Видя волнение хана и успокоив его, я счел полезным посоветовать ему прежде хорошенько обдумать свою мысль, но отнюдь не разглашать и не сообщать никому; если вздумает писать подобное письмо, то чтобы и письмо это не доверял мирзе, а писал собственноручно, во избежание всяких лишних толков и разговоров.
Хан уехал, но до настоящего времени письма, о котором выше была речь, я пока не получал.
Вернувшись из своей поездки вверх по Аму-Дарье, 27 числа, я нашел в Петро-Александровске двух туркменов с левого берега, представивших мне два письма от старшин туркменских родов иомудов и имралы; копии с переводов этих писем при этом имеют честь вашему высокопревосходительству представить. Одно из писем за 8 печатями старшин, другое печатей не имеет. Содержание писем почти одинаково: в одном жалуются на хана и его правительства за различные притеснения, которые им, туркменам, делаются, и что русская власть допускает делать это, веря во всем только хану; просят разрешить им по делам обращаться ко мне помимо хана и для этого ездить сюда; в другом, более кратко изложенном, но без печатей, просят: или дозволить им откочевать из ханства, или подчинить их себе. Не отвечая на письма на бумаге, я поручил людям, доставившим письма, сказать от меня старшинам, что изложенную ими просьбу я представлю вашему высокопревосходительству, но что, так как туркмены подданные хана хивинского, которого русская власть признает, как хана, то я не имею права иметь с туркменами помимо хана никаких сношений и что вследствие этого не могу дозволить им по делам обращаться прямо ко мне; что туркмены, жалуясь на хана, и сами не могут сказать, что ведут себя справедливо и честно, чему примером служит их частое неповиновение хану и те грабежи, к которым они допускают своих родичей.

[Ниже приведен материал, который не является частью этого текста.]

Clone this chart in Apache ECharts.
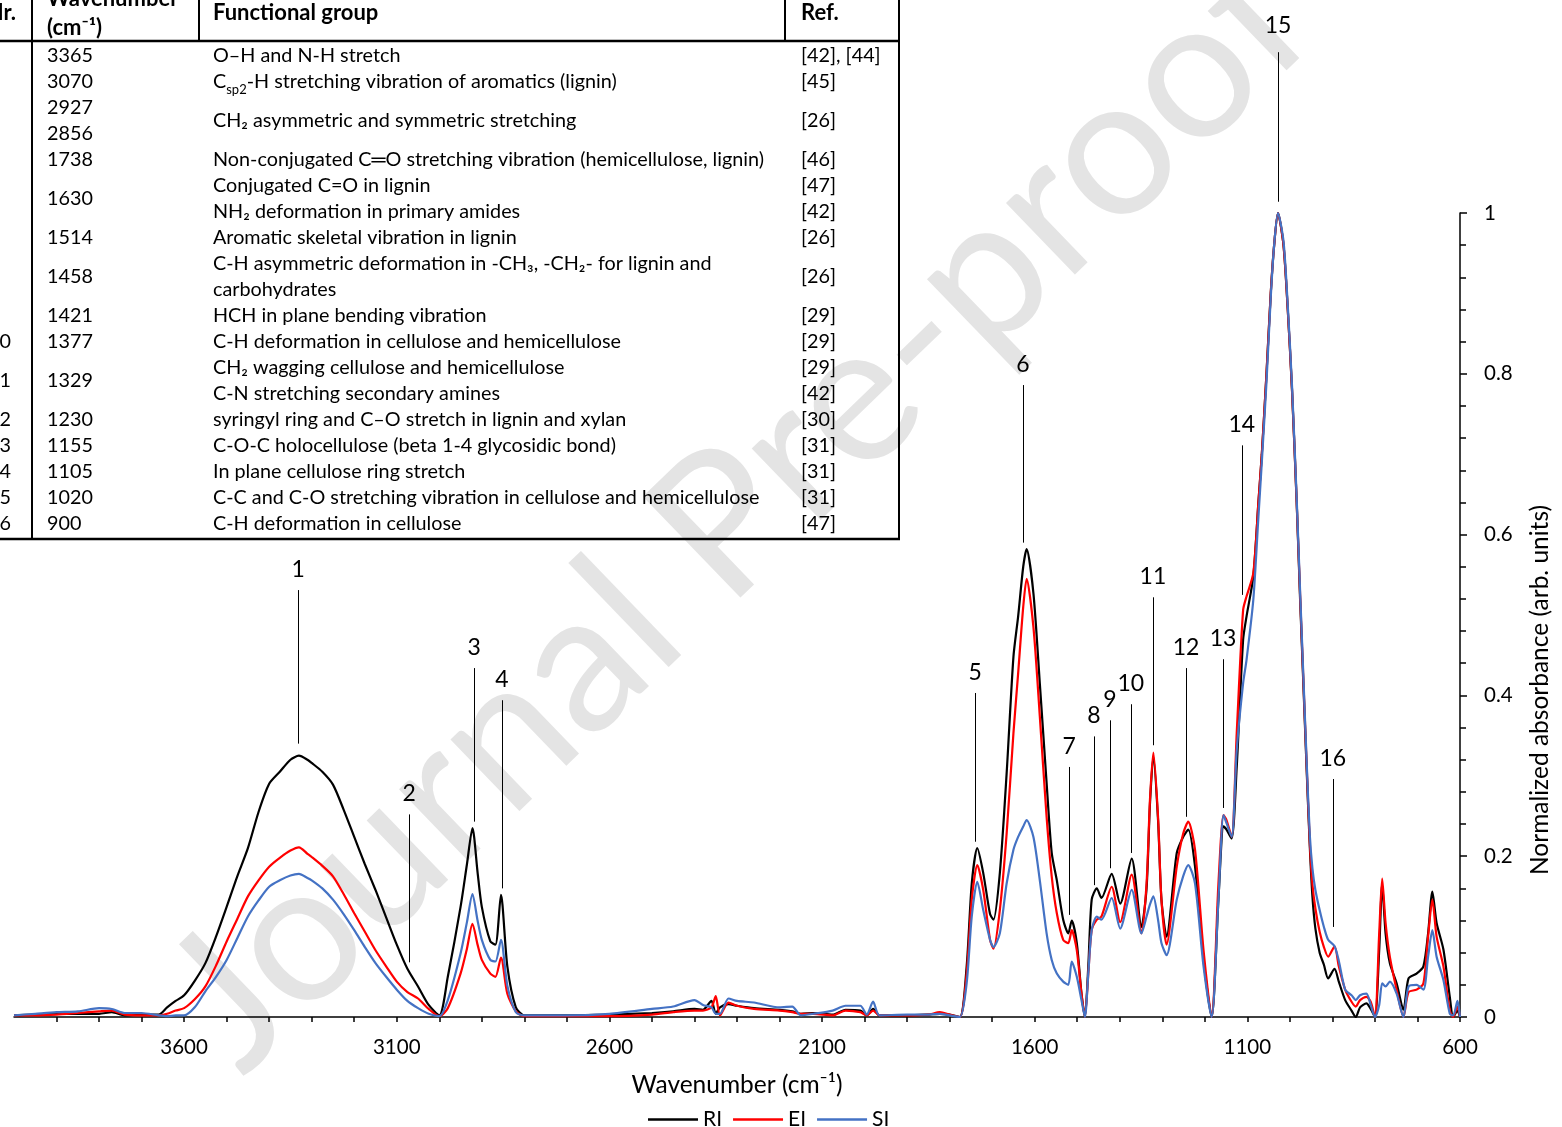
<!DOCTYPE html>
<html>
<head>
<meta charset="utf-8">
<title>FTIR spectra RI / EI / SI</title>
<script src="https://cdn.jsdelivr.net/npm/echarts@6.0.0/dist/echarts.min.js"></script>
<style>
html, body { margin: 0; padding: 0; background: #fff; }
#chart { width: 1562px; height: 1127px; }
</style>
</head>
<body>
<div id="chart"></div>
<script>
// spectrum samples (cm-1), same order in every array
var wavenumber = [
  4000, 3950, 3900, 3850, 3800, 3770, 3740, 3700, 3660, 3640,
  3620, 3600, 3575, 3550, 3525, 3500, 3475, 3450, 3425, 3400,
  3375, 3350, 3330, 3310, 3300, 3275, 3250, 3225, 3200, 3175,
  3150, 3125, 3100, 3075, 3050, 3025, 3000, 2980, 2950, 2935,
  2922, 2910, 2900, 2880, 2868, 2855, 2840, 2820, 2800, 2700,
  2600, 2500, 2450, 2400, 2380, 2360, 2350, 2340, 2320, 2300,
  2260, 2200, 2170, 2150, 2120, 2075, 2045, 2010, 1995, 1980,
  1965, 1900, 1850, 1823, 1800, 1776, 1760, 1748, 1735, 1721,
  1705, 1697, 1682, 1666, 1650, 1639, 1627, 1619, 1603, 1588,
  1572, 1560, 1548, 1533, 1521, 1513, 1501, 1490, 1482, 1474,
  1466, 1454, 1443, 1419, 1399, 1372, 1349, 1337, 1329, 1321,
  1310, 1302, 1290, 1266, 1251, 1239, 1223, 1203, 1184, 1168,
  1156, 1149, 1137, 1125, 1110, 1102, 1086, 1074, 1066, 1055,
  1045, 1037, 1028, 1015, 1005, 995, 984, 976, 968, 960,
  953, 947, 940, 930, 920, 910, 895, 885, 870, 855,
  845, 835, 820, 810, 800, 790, 783, 775, 765, 749,
  733, 721, 702, 686, 675, 665, 655, 639, 624, 616,
  606, 600
];
var RI = [
  .002, .003, .004, .004, .004, .006, .002, .003, .003, .012,
  .020, .027, .045, .067, .100, .137, .175, .210, .255, .290,
  .305, .320, .325, .320, .316, .305, .289, .258, .224, .190,
  .158, .124, .090, .060, .038, .015, .002, .050, .137, .190,
  .235, .180, .137, .094, .090, .152, .063, .012, .002, .002,
  .003, .005, .007, .010, .009, .020, .004, .012, .016, .014,
  .011, .009, .007, .004, .005, .003, .009, .008, .002, .010,
  .002, .002, .003, .004, .003, 0, .063, .166, .210, .179,
  .128, .121, .179, .303, .448, .498, .560, .582, .527, .415,
  .291, .204, .170, .121, .104, .120, .092, .029, 0, .063,
  .146, .160, .148, .178, .141, .197, .112, .160, .265, .324,
  .245, .146, .100, .204, .224, .233, .187, .071, 0, .146,
  .237, .233, .222, .311, .469, .498, .548, .640, .700, .800,
  .900, .960, 1, .960, .880, .780, .640, .520, .410, .300,
  .210, .150, .110, .080, .065, .048, .060, .044, .021, .008,
  0, .012, .017, .010, 0, .083, .165, .104, .067, .042,
  .009, .048, .054, .063, .104, .156, .117, .084, .025, 0,
  .008, 0
];
var EI = [
  .002, .002, .003, .005, .007, .008, .003, .002, .002, .004,
  .008, .011, .022, .038, .064, .094, .122, .150, .170, .187,
  .198, .207, .211, .203, .199, .188, .175, .153, .129, .106,
  .083, .063, .044, .031, .023, .010, .001, .011, .054, .085,
  .116, .090, .071, .054, .050, .074, .029, .007, .001, .001,
  .001, .003, .006, .008, .008, .012, .026, .002, .018, .014,
  .010, .008, .006, .004, .004, .002, .008, .006, .002, .008,
  .002, .002, .003, .006, .003, 0, .054, .146, .189, .158,
  .096, .085, .133, .228, .353, .427, .510, .545, .485, .374,
  .249, .175, .129, .096, .092, .108, .083, .029, 0, .054,
  .108, .121, .125, .162, .118, .177, .104, .166, .270, .329,
  .249, .146, .090, .187, .228, .243, .208, .083, 0, .166,
  .251, .245, .224, .353, .506, .523, .552, .640, .700, .800,
  .900, .960, 1, .960, .880, .780, .640, .525, .415, .305,
  .215, .165, .135, .106, .087, .075, .088, .063, .034, .019,
  .013, .021, .025, .019, 0, .104, .172, .117, .075, .034,
  0, .031, .034, .042, .100, .146, .100, .063, .008, 0,
  .013, 0
];
var SI = [
  .002, .004, .006, .007, .011, .010, .005, .005, .002, .001,
  .002, .002, .012, .032, .050, .071, .098, .125, .145, .162,
  .170, .176, .178, .173, .170, .160, .146, .128, .108, .087,
  .067, .050, .034, .020, .011, .004, .001, .021, .079, .118,
  .153, .120, .096, .071, .069, .096, .039, .006, .002, .002,
  .004, .010, .013, .021, .015, .012, .004, .004, .023, .020,
  .018, .012, .013, .002, .004, .008, .014, .014, .003, .019,
  .002, .003, .003, .004, .002, 0, .042, .125, .168, .133,
  .096, .087, .104, .166, .208, .224, .237, .245, .224, .170,
  .104, .071, .054, .044, .040, .069, .050, .021, 0, .054,
  .108, .125, .121, .148, .110, .158, .104, .125, .140, .150,
  .121, .092, .077, .146, .175, .189, .166, .063, 0, .146,
  .251, .241, .224, .332, .415, .444, .519, .622, .690, .790,
  .895, .960, 1, .965, .885, .785, .645, .530, .420, .310,
  .225, .185, .158, .133, .112, .096, .088, .070, .034, .027,
  .021, .027, .029, .015, 0, .015, .042, .038, .044, .029,
  0, .038, .040, .034, .075, .108, .075, .046, .004, .002,
  .020, 0
];

// numbered peak markers: position (cm-1), line bottom and top (absorbance)
var peakLabels = ['1', '2', '3', '4', '5', '6', '7', '8', '9', '10', '11', '12', '13', '14', '15', '16'];
var peakPos = [3332, 3071, 2918, 2853, 1740, 1628, 1519, 1461, 1423, 1374, 1322, 1244, 1157, 1113, 1028, 899];
var peakLineLow = [0.34, 0.068, 0.243, 0.16, 0.218, 0.59, 0.127, 0.164, 0.185, 0.204, 0.338, 0.249, 0.26, 0.525, 1.014, 0.112];
var peakLineHigh = [0.531, 0.252, 0.434, 0.394, 0.403, 0.786, 0.311, 0.349, 0.369, 0.389, 0.522, 0.434, 0.445, 0.711, 1.2, 0.296];

var xTicks = [3600, 3100, 2600, 2100, 1600, 1100, 600];
var seriesNames = ['RI', 'EI', 'SI'];
var seriesColors = ['#000000', '#FF0000', '#4472C4'];

// band assignment table (top left of the figure)
var tableRows = [
  { nr: ['1'], wn: ['3365'], group: ['O–H and N-H stretch'], ref: ['[42], [44]'] },
  { nr: ['2'], wn: ['3070'], group: ['C{sub|sp2}-H stretching vibration of aromatics (lignin)'], ref: ['[45]'] },
  { nr: ['3', '4'], wn: ['2927', '2856'], group: ['CH₂ asymmetric and symmetric stretching'], ref: ['[26]'] },
  { nr: ['5'], wn: ['1738'], group: ['Non-conjugated C═O stretching vibration (hemicellulose, lignin)'], ref: ['[46]'] },
  { nr: ['6'], wn: ['1630'], group: ['Conjugated C=O in lignin', 'NH₂ deformation in primary amides'], ref: ['[47]', '[42]'] },
  { nr: ['7'], wn: ['1514'], group: ['Aromatic skeletal vibration in lignin'], ref: ['[26]'] },
  { nr: ['8'], wn: ['1458'], group: ['C-H asymmetric deformation in -CH₃, -CH₂- for lignin and', 'carbohydrates'], ref: ['[26]'] },
  { nr: ['9'], wn: ['1421'], group: ['HCH in plane bending vibration'], ref: ['[29]'] },
  { nr: ['10'], wn: ['1377'], group: ['C-H deformation in cellulose and hemicellulose'], ref: ['[29]'] },
  { nr: ['11'], wn: ['1329'], group: ['CH₂ wagging cellulose and hemicellulose', 'C-N stretching secondary amines'], ref: ['[29]', '[42]'] },
  { nr: ['12'], wn: ['1230'], group: ['syringyl ring and C–O stretch in lignin and xylan'], ref: ['[30]'] },
  { nr: ['13'], wn: ['1155'], group: ['C-O-C holocellulose (beta 1-4 glycosidic bond)'], ref: ['[31]'] },
  { nr: ['14'], wn: ['1105'], group: ['In plane cellulose ring stretch'], ref: ['[31]'] },
  { nr: ['15'], wn: ['1020'], group: ['C-C and C-O stretching vibration in cellulose and hemicellulose'], ref: ['[31]'] },
  { nr: ['16'], wn: ['900'], group: ['C-H deformation in cellulose'], ref: ['[47]'] }
];

var FONT = 'Lato, "Open Sans", sans-serif';

function txt(x, y, text, size, opts) {
  opts = opts || {};
  return {
    type: 'text', x: x, y: y, z: 10, silent: true,
    rotation: opts.rotation || 0,
    style: {
      text: text,
      fill: opts.color || '#000',
      fontSize: size,
      fontFamily: FONT,
      fontWeight: opts.bold ? 'bold' : 'normal',
      align: opts.align || 'left', textAlign: opts.align || 'left',
      verticalAlign: 'middle', textVerticalAlign: 'middle',
      rich: { sub: { fontSize: 13, fontFamily: FONT, verticalAlign: 'bottom', lineHeight: 12, padding: [0, 0, -4, 0] } }
    }
  };
}
function hline(x1, y1, x2, y2, w) {
  return { type: 'line', z: 10, silent: true, shape: { x1: x1, y1: y1, x2: x2, y2: y2 }, style: { stroke: '#000', lineWidth: w || 2 } };
}

var graphics = [];
// watermark behind everything
graphics.push({
  type: 'text', x: 738, y: 512, z: -1, silent: true, rotation: 44 * Math.PI / 180,
  style: { text: 'Journal Pre-proof', fill: '#e4e4e4', fontSize: 196, fontFamily: FONT,
    align: 'center', textAlign: 'center', verticalAlign: 'middle', textVerticalAlign: 'middle' }
});

// table frame
graphics.push(hline(0, 41, 900, 41, 2.5));
graphics.push(hline(0, 539, 900, 539, 2.5));
graphics.push(hline(32, 0, 32, 539));
graphics.push(hline(199, 0, 199, 41));
graphics.push(hline(785, 0, 785, 41));
graphics.push(hline(899, 0, 899, 540));
// header
graphics.push(txt(16, 13, 'Nr.', 22, { bold: true, align: 'right' }));
graphics.push(txt(47, -1, 'Wavenumber', 22, { bold: true }));
graphics.push(txt(47, 28, '(cm⁻¹)', 22, { bold: true }));
graphics.push(txt(213, 13, 'Functional group', 22, { bold: true }));
graphics.push(txt(801, 13, 'Ref.', 22, { bold: true }));
// rows
var slot = 0;
tableRows.forEach(function (row) {
  var h = Math.max(row.nr.length, row.wn.length, row.group.length, row.ref.length);
  function put(lines, x, align) {
    lines.forEach(function (t, i) {
      var yc = 56 + (slot + (h - lines.length) / 2 + i) * 26;
      graphics.push(txt(x, yc, t, 19.8, { align: align }));
    });
  }
  put(row.nr, -12);
  put(row.wn, 47);
  put(row.group, 213);
  put(row.ref, 801);
  slot += h;
});

// y axis title
graphics.push(txt(1540, 690, 'Normalized absorbance (arb. units)', 24.5, { align: 'center', rotation: Math.PI / 2 }));

var series = seriesNames.map(function (name, k) {
  var vals = [RI, EI, SI][k];
  return {
    name: name,
    type: 'line',
    xAxisIndex: 0,
    yAxisIndex: 0,
    symbol: 'none',
    smooth: 0.25,
    lineStyle: { color: seriesColors[k], width: 2.2 },
    itemStyle: { color: seriesColors[k] },
    data: wavenumber.map(function (w, i) { return [w, vals[i]]; })
  };
});

// annotation lines live in an overlay grid that reaches above 1
series.push({
  type: 'line',
  xAxisIndex: 1,
  yAxisIndex: 1,
  data: [],
  silent: true,
  markLine: {
    silent: true,
    symbol: ['none', 'none'],
    lineStyle: { color: '#000', width: 1, type: 'solid' },
    label: { show: true, position: 'end', distance: 9, color: '#000', fontSize: 23, fontFamily: FONT, formatter: '{b}' },
    data: peakPos.map(function (p, i) {
      var start = { name: peakLabels[i], coord: [p, peakLineLow[i]] };
      if (peakLineHigh[i] > 1) start.label = { distance: 15 };
      return [start, { coord: [p, peakLineHigh[i]] }];
    })
  }
});

var chart = echarts.init(document.getElementById('chart'));
chart.setOption({
  backgroundColor: '#fff',
  animation: false,
  textStyle: { fontFamily: FONT },
  graphic: graphics,
  legend: {
    data: seriesNames,
    left: 643,
    top: 1104,
    icon: 'rect',
    itemWidth: 50,
    itemHeight: 2.5,
    itemGap: 11,
    textStyle: { fontSize: 21, color: '#000', fontFamily: FONT }
  },
  grid: [
    { left: 14, right: 102, top: 213, bottom: 110 },
    { left: 14, right: 102, top: 12, bottom: 110 }
  ],
  xAxis: [{
    type: 'value',
    gridIndex: 0,
    min: 600,
    max: 4000,
    interval: 100,
    inverse: true,
    name: 'Wavenumber (cm⁻¹)',
    nameLocation: 'middle',
    nameGap: 56,
    nameTextStyle: { fontSize: 24.5, color: '#000', fontFamily: FONT },
    axisLine: { onZero: false, lineStyle: { color: '#000', width: 1.5 } },
    axisTick: { length: 5, lineStyle: { color: '#000', width: 1.5 } },
    axisLabel: {
      margin: 20, fontSize: 20.5, color: '#000', fontFamily: FONT,
      showMaxLabel: false,
      formatter: function (v) { return xTicks.indexOf(v) >= 0 ? String(v) : ''; }
    },
    splitLine: { show: false }
  }, {
    type: 'value', gridIndex: 1, min: 600, max: 4000, inverse: true, show: false
  }],
  yAxis: [{
    type: 'value',
    gridIndex: 0,
    position: 'right',
    min: 0,
    max: 1,
    interval: 0.2,
    axisLine: { show: true, lineStyle: { color: '#000', width: 1.5 } },
    axisTick: { show: true, length: 7, lineStyle: { color: '#000', width: 1.5 } },
    minorTick: { show: true, splitNumber: 5, length: 6, lineStyle: { color: '#000', width: 1.5 } },
    axisLabel: { margin: 24, fontSize: 20.5, color: '#000', fontFamily: FONT },
    splitLine: { show: false }
  }, {
    type: 'value', gridIndex: 1, min: 0, max: 1.25, show: false
  }],
  series: series
});
</script>
</body>
</html>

Вышеприведенный разговор с ханом и заявления в письмах туркменов, хотя весьма различные между собой по тону, имеют тем не менее большую связь и общность; и с той, и с другой стороны высказывается мысль одна: присоединение ханства к России; не следует ли воспользоваться этими обстоятельствами и теперь же порешить этот вопрос, к которому мы неизбежно должны рано или поздно придти, т. е. присоединить ханство к империи и теперь же занять его?
Смею высказать вашему высокопревосходительству, что настоящее положение ханства действительно не нормально; положим, жалоба туркменов во многом неосновательна; если хан хивинский и казнил нескольких из их людей, то не без причин: если чиновники хана перебрали деньги, то не так много, как они, туркмены, заявляют; тем не менее положение туркменов тяжело; они не могут заставить себя покоряться там, где они привыкли властвовать, подчиняться той власти (сартам, как они говорят, с видимым презрением в письме), которую они признают бессильною, и не могут уважать потому.